(Data)
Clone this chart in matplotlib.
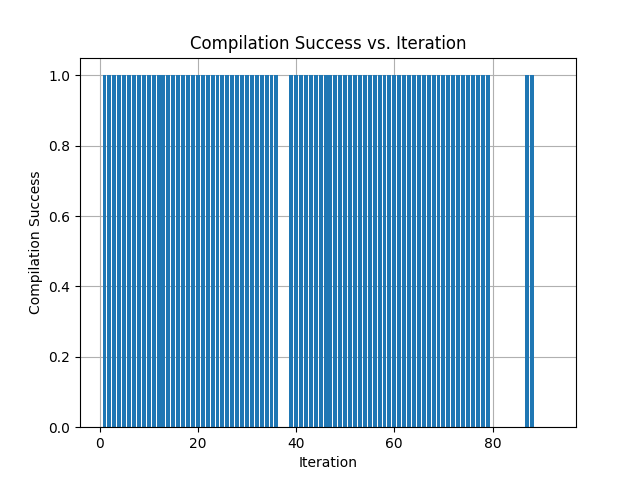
import numpy as np
from matplotlib import pyplot as plt

iterations = list(range(1, 93))
success = [1 if (1 <= i <= 36 or 39 <= i <= 79 or i in (87, 88)) else 0 for i in iterations]

plt.figure(figsize=(6.4, 4.8))
plt.bar(iterations, success, zorder=2)
plt.grid(zorder=0)
plt.xlabel('Iteration')
plt.ylabel('Compilation Success')
plt.title('Compilation Success vs. Iteration')
plt.savefig('out.png')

(What needs to be done)
Repeat verbatim all the material, but not the pictures.

(Solution for this exercise)
Clone this chart in matplotlib.
import numpy as np
from matplotlib import pyplot as plt

iterations = list(range(1, 93))
success = [1 if (1 <= i <= 36 or 39 <= i <= 79 or i in (87, 88)) else 0 for i in iterations]

plt.figure(figsize=(6.4, 4.8))
plt.bar(iterations, success, zorder=2)
plt.grid(zorder=0)
plt.xlabel('Iteration')
plt.ylabel('Compilation Success')
plt.title('Compilation Success vs. Iteration')
plt.savefig('out.png')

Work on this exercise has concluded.